Preheat oven to 170°C (fan forced). Grease and line three 20cm round cake tins.

Step 4

Combine butter, sugar, vanilla and oil in the bowl of a stand mixer and beat on high for 2 minutes. Add eggs one at a time and beat well between each addition.

Step 6

Sift in dry ingredients and start mixer on low to combine. Pour in buttermilk while mixer is going and increase to medium speed until incorporated.

Step 8

Evenly split cake batter into three bowls (approx. 550-560g per bowl). Add 1/8 tsp Red Food Colour and Strawb'ry & Cream Flavour to the first bowl, 1/8 tsp Yellow Food Colour, 2 drops of Red Food Colour and orange zest to the second bowl and 1/8 tsp Green Food Colour and lime zest to the third bowl. Mix to combine.

Step 10

Pour into prepared pans and bake for 50-60 minutes, or until an inserted skewer comes out clean. Cool in the tins for 10 minutes before turning out onto wire racks to cool completely.

Step 12

When completely cool, carefully slice the domed top off each cake layer to level.

Step 14

Crush fruit tingles in a mortar and pestle or food processer until fruit tingles resemble small crumbs.

Step 16

Beat butter in the bowl of a stand mixer for 6-8 minutes until pale and fluffy. With the mixer off, sift in the icing sugar and fold to combine. Add lemon juice and milk and beat until combined, approximately 2-3 minutes.

Step 18

Divide buttercream into two bowls - add 1/3 of buttercream to first bowl and 2/3 buttercream to second bowl. Add fruit tingles to the smaller portion of buttercream and mix to incorporate.

Step 20

Place lime cake on a cake stand and top with half of fruit tingle buttercream. Smooth with a spatula then top with orange cake followed by remaining fruit tingle buttercream.

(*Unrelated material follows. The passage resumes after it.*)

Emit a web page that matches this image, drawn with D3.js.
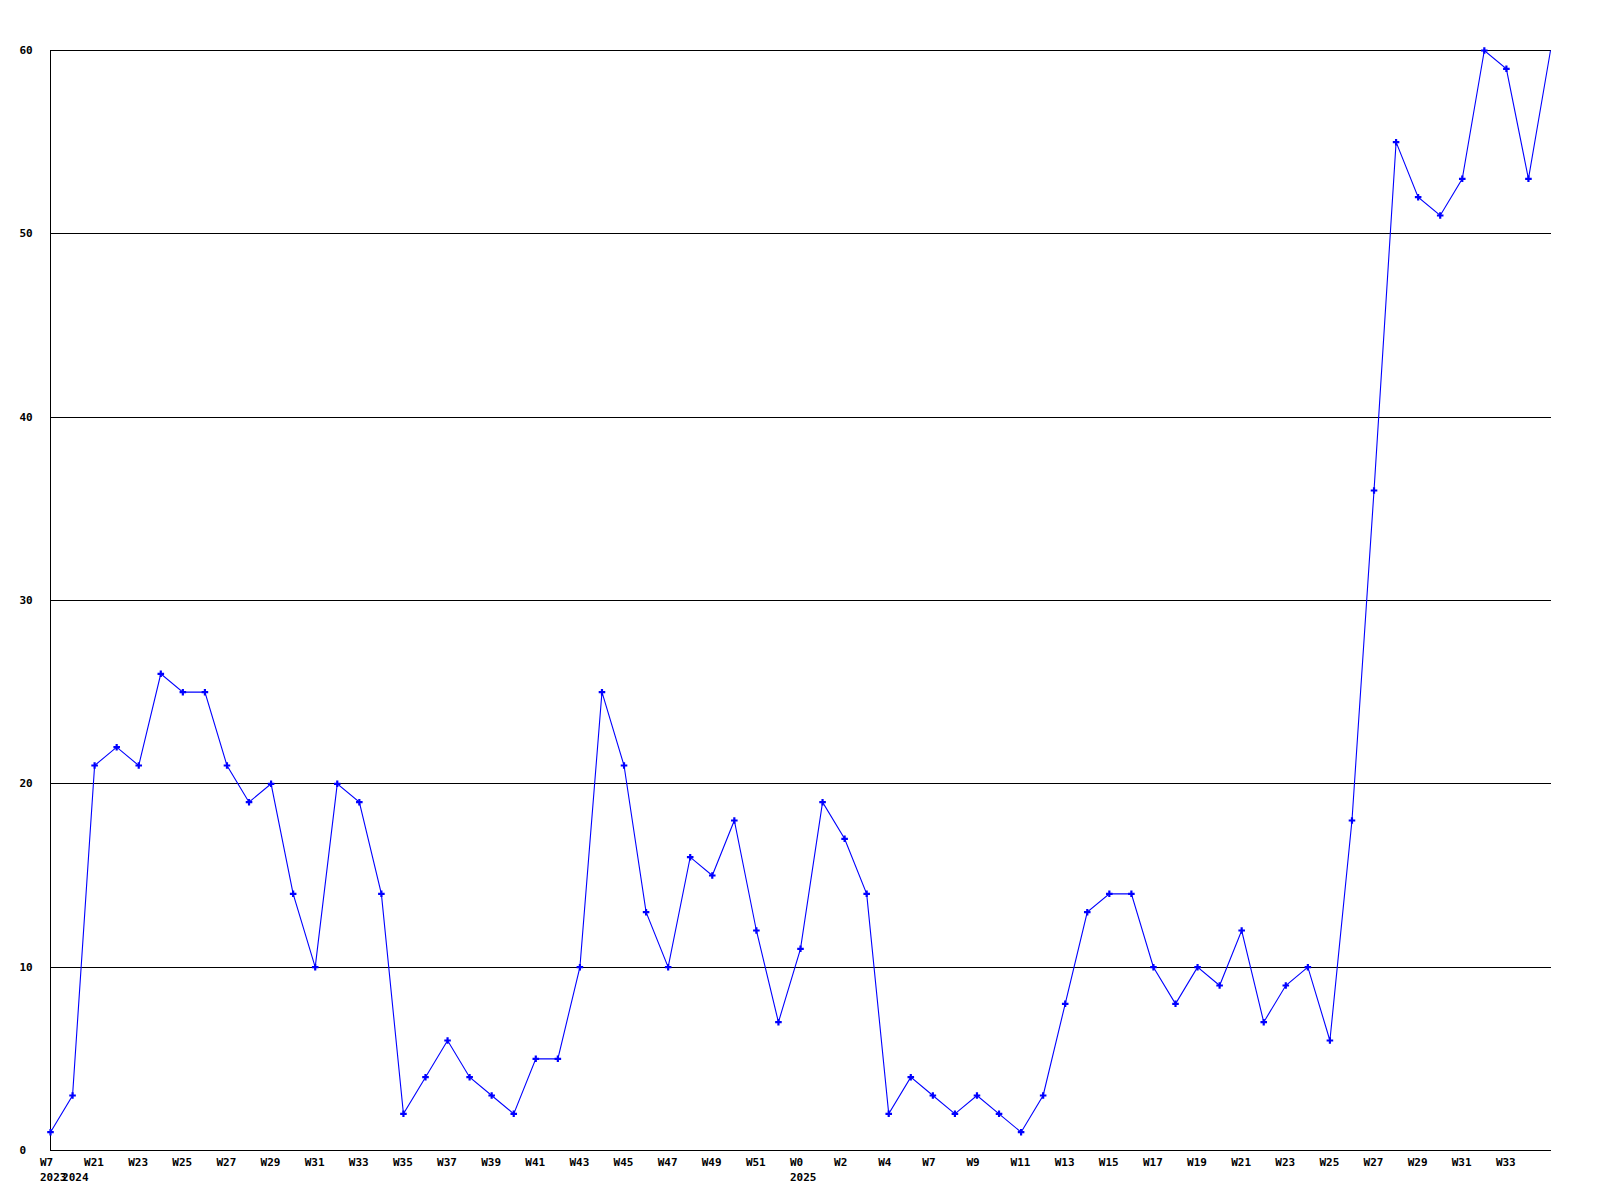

Place strawberry cake on top, sliced side down.

Step 22

Add an even crumb coat of plain buttercream to the top and sides of the cake then chill for 30 minutes to set.

Step 24

Neatly ice the outside the crumb coated cake with plain buttercream, until cake layers underneath no longer show through.

Step 26

Place 1 tbsp of plain buttercream each into 3 small bowls. Using Rainbow Natural Food Colours, add 6 drops red to the first bowl, 6 drops yellow to the second bowl, and 7 drops green and 3 drops yellow to the third bowl. Mix to combine.

Step 28

Using a butter knife, place a line of each coloured icing on the inside of a piping bag, leaving space between each line for the remaining plain buttercream to show through. Spoon remaining buttercream into piping bag and pipe buttercream kisses onto the top of the cake.